NordLB, which is 65 percent state-owned with regional savings banks holding the remainder, needs to shore up its balance sheet by 3.5 billion euros ($4 billion) to cover writedowns on sour ship loans and has been aiming for a solution by early February.
Each private equity firm would contribute a quarter of the needed cash, with the state of Lower Saxony making up the shortfall, one of the sources said.
In a statement, the bank only said it had received a joint offer from two unnamed financial investors, adding that it would review the bid and discuss any further steps with its owners.
NordLB Chief Executive Thomas Buerkle said the bank also remained open to a solution involving public funds and savings banks.
Cerberus and Centerbridge declined to comment.
Regional savings banks have lobbied against the prospect of private investors taking over the core businesses of municipally-owned lenders, but the source said the two buyout groups were not interested in such assets and would sell them to other savings banks.

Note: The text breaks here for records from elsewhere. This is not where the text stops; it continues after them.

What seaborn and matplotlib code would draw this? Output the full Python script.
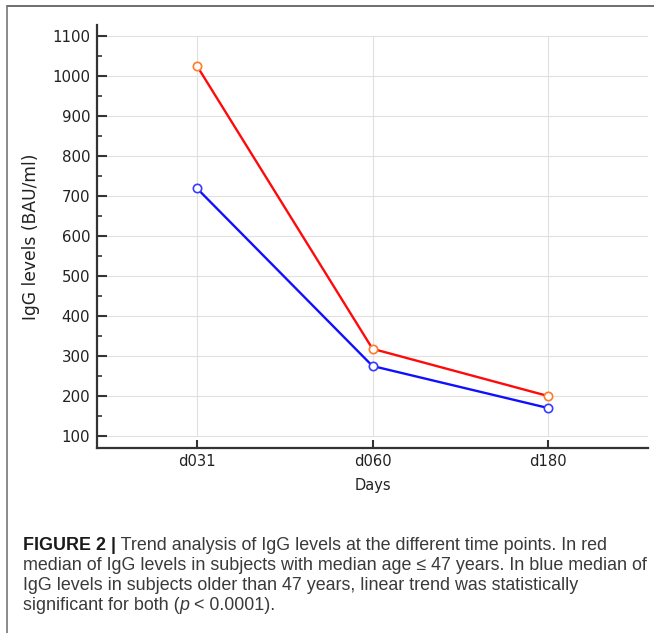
import matplotlib
matplotlib.use('Agg')
import matplotlib.pyplot as plt
from matplotlib.lines import Line2D
from matplotlib.ticker import MultipleLocator
import pandas as pd
import seaborn as sns

# data (median IgG, BAU/ml)
days = ['d031', 'd060', 'd180']
igg_young = [1025, 318, 200]   # median age <= 47 -> red
igg_old = [719, 275, 170]      # older than 47 -> blue
y_ticks = [100, 200, 300, 400, 500, 600, 700, 800, 900, 1000, 1100]

caption = [
    [("FIGURE 2 |", 'bold'), (" Trend analysis of IgG levels at the different time points. In red", 'normal')],
    [("median of IgG levels in subjects with median age \u2264 47 years. In blue median of", 'normal')],
    [("IgG levels in subjects older than 47 years, linear trend was statistically", 'normal')],
    [("significant for both (", 'normal'), ("p", 'italic'), (" < 0.0001).", 'normal')],
]

W, H = 654, 633
sns.set_style('white')
plt.rcParams['font.family'] = ['DejaVu Sans']

fig = plt.figure(figsize=(W / 100, H / 100), dpi=100)
ax = fig.add_axes([97 / W, 1 - 447.5 / H, (648 - 97) / W, (447.5 - 25) / H])

df = pd.DataFrame({'day': days * 2,
                   'igg': igg_young + igg_old,
                   'group': ['young'] * 3 + ['old'] * 3})

sns.lineplot(data=df[df.group == 'old'], x='day', y='igg', ax=ax, color='#1010ff',
             lw=1.7, marker='o', markersize=6, markerfacecolor='white',
             markeredgecolor='#3a3aff', markeredgewidth=1.2, zorder=3)
sns.lineplot(data=df[df.group == 'young'], x='day', y='igg', ax=ax, color='#ff0a0a',
             lw=1.7, marker='o', markersize=6, markerfacecolor='white',
             markeredgecolor='#ff7a2a', markeredgewidth=1.2, zorder=3)

ax.set_xlim(-0.57, 2.57)
ax.set_ylim(71.25, 1127.5)
ax.set_yticks(y_ticks)
ax.yaxis.set_minor_locator(MultipleLocator(50))

# grid: horizontal full width, vertical only between first and last tick
for v in y_ticks:
    ax.axhline(v, color='#e0e0e0', lw=0.8, zorder=0)
ax.vlines(range(len(days)), y_ticks[0], y_ticks[-1], color='#e0e0e0', lw=0.8, zorder=0)

for s in ['top', 'right']:
    ax.spines[s].set_visible(False)
for s in ['left', 'bottom']:
    ax.spines[s].set_color('#333333')
    ax.spines[s].set_linewidth(1.6)

ax.tick_params(left=True, bottom=True, which='both')
ax.tick_params(axis='y', which='major', direction='in', length=7.5, width=1.5,
               color='#333333', labelsize=10.8, pad=5, labelcolor='#222222')
ax.tick_params(axis='y', which='minor', direction='in', length=3.5, width=1.2, color='#333333')
ax.tick_params(axis='x', which='major', direction='in', length=6, width=1.5,
               color='#333333', labelsize=10.6, pad=5, labelcolor='#222222')

ax.set_xlabel('Days', fontsize=10.5, color='#222222')
ax.set_ylabel('IgG levels (BAU/ml)', fontsize=12.3, color='#222222')
ax.xaxis.set_label_coords(0.5, -0.072)
ax.yaxis.set_label_coords(-0.104, 0.5)

# frame lines (top and left) around the figure panel
fig.add_artist(Line2D([7 / W, 1], [1 - 6 / H, 1 - 6 / H], transform=fig.transFigure,
                      color='#555555', lw=1.2))
fig.add_artist(Line2D([7 / W, 7 / W], [0, 1 - 6 / H], transform=fig.transFigure,
                      color='#777777', lw=1.2))

# caption text, set with mixed styles
renderer = fig.canvas.get_renderer()
cap_font = ['Liberation Sans', 'DejaVu Sans']
probe = fig.text(0, 0, caption[1][0][0], fontsize=11, family=cap_font)
size = 11 * 623 / probe.get_window_extent(renderer).width
probe.remove()

x0, y0, dy = 22.7, 550, 20
for i, runs in enumerate(caption):
    x = x0
    for txt, style in runs:
        t = fig.text(x / W, 1 - (y0 + i * dy) / H, txt, fontsize=size, family=cap_font,
                     fontweight='bold' if style == 'bold' else 'normal',
                     fontstyle='italic' if style == 'italic' else 'normal',
                     color='#1a1a1a' if style == 'bold' else '#3a3a3a',
                     ha='left', va='baseline')
        x += t.get_window_extent(renderer).width

fig.savefig('out.png', dpi=100)
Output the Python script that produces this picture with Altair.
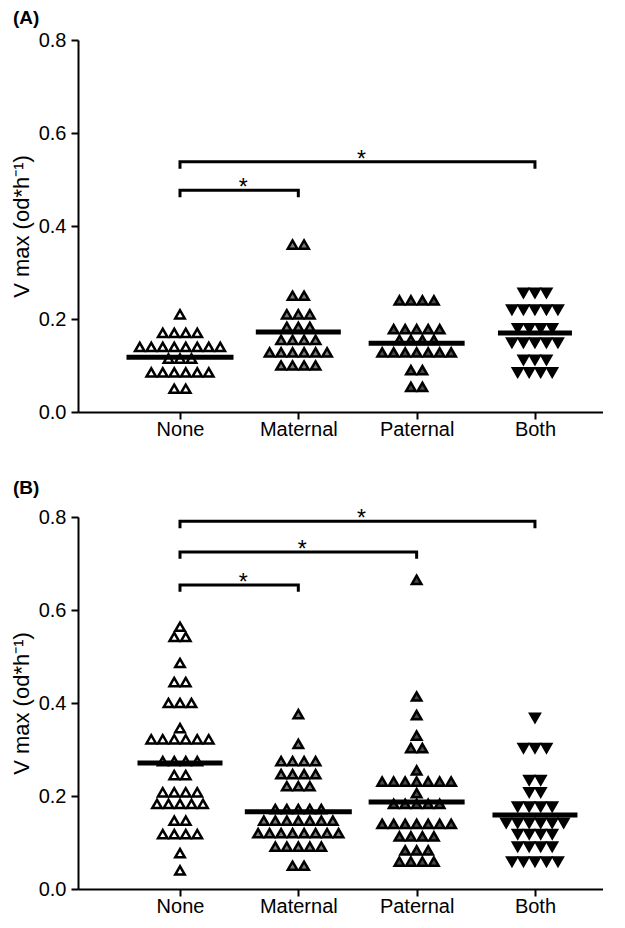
import altair as alt
import pandas as pd

categories = ["None", "Maternal", "Paternal", "Both"]
fill_colors = ["#ffffff", "#7a7a7a", "#4a4a4a", "#000000"]
shape_names = ["triangle-up", "triangle-up", "triangle-up", "triangle-down"]

# ---- Panel A values (V max, od*h^-1) ----
a_none = [0.21] + [0.17] * 4 + [0.14] * 8 + [0.115] * 3 + [0.085] * 6 + [0.05] * 2
a_maternal = [0.36] * 2 + [0.25] * 2 + [0.21] * 3 + [0.183] * 3 + [0.155] * 4 + [0.128] * 6 + [0.10] * 4
a_paternal = [0.24] * 4 + [0.178] * 5 + [0.155] * 4 + [0.128] * 7 + [0.09] * 2 + [0.054] * 2
a_both = [0.256] * 3 + [0.22] * 5 + [0.18] * 4 + [0.149] * 5 + [0.112] * 3 + [0.085] * 4
means_a = [0.118, 0.172, 0.148, 0.170]
brackets_a = [("None", "Both", 0.538), ("None", "Maternal", 0.477)]

# ---- Panel B values ----
b_none = ([0.564] + [0.542] * 2 + [0.486] + [0.445] * 2 + [0.40] * 3 + [0.346] + [0.322] * 6
          + [0.275] * 4 + [0.245] * 2 + [0.208] * 4 + [0.183] * 5 + [0.147] * 2 + [0.118] * 4
          + [0.077] + [0.04])
b_maternal = ([0.376, 0.312] + [0.275] * 4 + [0.247] * 4 + [0.221] * 3 + [0.172] * 5
              + [0.147] * 7 + [0.12] * 8 + [0.091] * 5 + [0.05] * 2)
b_paternal = ([0.665, 0.414, 0.374, 0.33] + [0.303] * 2 + [0.255] + [0.231] * 7 + [0.206]
              + [0.183] * 5 + [0.14] * 7 + [0.113] * 4 + [0.083] * 3 + [0.059] * 4)
b_both = ([0.368] + [0.303] * 3 + [0.234] * 2 + [0.208] * 2 + [0.177] * 4 + [0.142] * 6
          + [0.118] * 4 + [0.091] * 4 + [0.059] * 5)
means_b = [0.271, 0.166, 0.187, 0.159]
brackets_b = [("None", "Both", 0.791), ("None", "Paternal", 0.725), ("None", "Maternal", 0.654)]

y_ticks = [0.0, 0.2, 0.4, 0.6, 0.8]
y_title = "V max (od*h⁻¹)"

W, H = 525, 372
XMIN, XMAX = -0.862, 3.575
PX = W / (XMAX - XMIN)          # pixels per category unit
GAP = 11.5 / PX                 # horizontal spacing of symbols in a row
END = 0.015                     # depth of bracket ends (data units)
FONT = "Liberation Sans, Arial, Helvetica, sans-serif"

label_expr = "[" + ",".join("'%s'" % c for c in categories) + "][datum.value]"

x_axis = alt.Axis(values=[0, 1, 2, 3], labelExpr=label_expr, title=None, tickSize=7,
                  tickWidth=2, domainWidth=2, labelFontSize=20, labelPadding=0, grid=False)
y_axis = alt.Axis(values=y_ticks, format=".1f", title=y_title, tickSize=7, tickWidth=2,
                  domainWidth=2, labelFontSize=20, labelPadding=5, titleFontSize=22,
                  titleFontWeight="normal", titlePadding=5, grid=False)
x_scale = alt.Scale(domain=[XMIN, XMAX], nice=False, zero=False)
y_scale = alt.Scale(domain=[0, 0.8], nice=False)


def swarm(groups):
    pts, means_rows = [], []
    for gi, vals in enumerate(groups):
        counts = {}
        for v in vals:
            counts[v] = counts.get(v, 0) + 1
        for v, n in counts.items():
            for i in range(n):
                pts.append({"group": categories[gi], "x": gi + (i - (n - 1) / 2) * GAP, "v": v})
        means_rows.append(max(counts.values()))
    return pd.DataFrame(pts), means_rows


def panel(tag, groups, means, brackets, tag_y):
    pts_df, maxrows = swarm(groups)
    mean_df = pd.DataFrame([
        {"x": gi - (11 * maxrows[gi] + 19) / 2 / PX,
         "x2": gi + (11 * maxrows[gi] + 19) / 2 / PX, "v": m}
        for gi, m in enumerate(means)])
    br_rows, star_rows = [], []
    for k, (c1, c2, yv) in enumerate(brackets):
        i1, i2 = categories.index(c1), categories.index(c2)
        for o, (xx, yy) in enumerate([(i1, yv - END), (i1, yv), (i2, yv), (i2, yv - END)]):
            br_rows.append({"b": k, "o": o, "x": xx, "v": yy})
        star_rows.append({"x": (i1 + i2) / 2 + 4 / PX, "v": yv})
    br_df = pd.DataFrame(br_rows)
    star_df = pd.DataFrame(star_rows)

    X = alt.X("x:Q", scale=x_scale, axis=x_axis)
    Y = alt.Y("v:Q", scale=y_scale, axis=y_axis)

    points = alt.Chart(pts_df).mark_point(
        filled=True, size=90, stroke="black", strokeWidth=2.5, opacity=1, strokeJoin="miter"
    ).encode(
        x=X, y=Y,
        shape=alt.Shape("group:N", scale=alt.Scale(domain=categories, range=shape_names), legend=None),
        fill=alt.Fill("group:N", scale=alt.Scale(domain=categories, range=fill_colors), legend=None),
    )
    mean_lines = alt.Chart(mean_df).mark_rule(color="black", strokeWidth=5).encode(
        x=X, x2="x2:Q", y=Y)
    bracket_lines = alt.Chart(br_df).mark_line(
        color="black", strokeWidth=3, strokeJoin="miter", strokeCap="butt"
    ).encode(x=X, y=Y, detail="b:N", order="o:Q")
    stars = alt.Chart(star_df).mark_text(
        text="*", fontSize=23, font=FONT, baseline="alphabetic", dy=5, color="black"
    ).encode(x=X, y=Y)
    tag_text = alt.Chart(alt.Data(values=[{}])).mark_text(
        font=FONT, fontSize=19, fontWeight="bold", align="left", baseline="top", color="black"
    ).encode(x=alt.value(-65), y=alt.value(tag_y), text=alt.value(tag))

    return alt.layer(points, mean_lines, bracket_lines, stars, tag_text).properties(width=W, height=H)


top = panel("(A)", [a_none, a_maternal, a_paternal, a_both], means_a, brackets_a, -31)
bottom = panel("(B)", [b_none, b_maternal, b_paternal, b_both], means_b, brackets_b, -38)

chart = alt.vconcat(top, bottom, spacing=40).properties(
    padding={"left": 2, "top": 1, "right": 0, "bottom": 0}
).configure_axis(
    domainColor="black", tickColor="black", labelColor="black", titleColor="black",
    labelFont=FONT, titleFont=FONT
).configure_view(stroke=None)

chart.save("out.html", embed_options={"renderer": "svg", "actions": False})
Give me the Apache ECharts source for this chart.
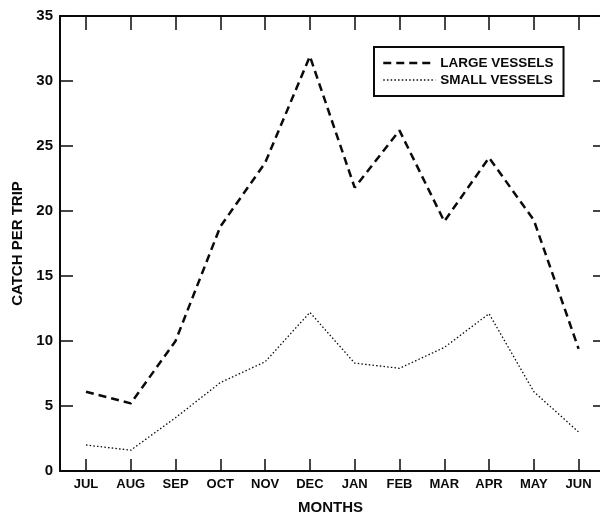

Cerberus and Centerbridge would leave business units with around 30 billion euros in assets in the savings bank sector, including retail bank Braunschweiger Sparkasse, the business development bank, lottery activities, the home loan bank, a stake in fund manager Deka and the transaction banking business NordLB does with other savings banks, the source said.
“The activities that Cerberus and Centerbridge would sell have a book value of roughly 500 million euros, but only proceeds above book value would reduce the equity cheque that NordLB needs,” one of the other people said, adding that the additional cash inflow was expected to be rather marginal.
The buyout groups want NordLB to focus on aircraft financing, lending to renewable energy projects and real estate, as well as corporate banking. It will exit ship financing and retail banking activities, the source said.
The investors aim to shrink the size of the bank from a current balance sheet total of 150 billion euros to below 100 billion by 2023, the source added.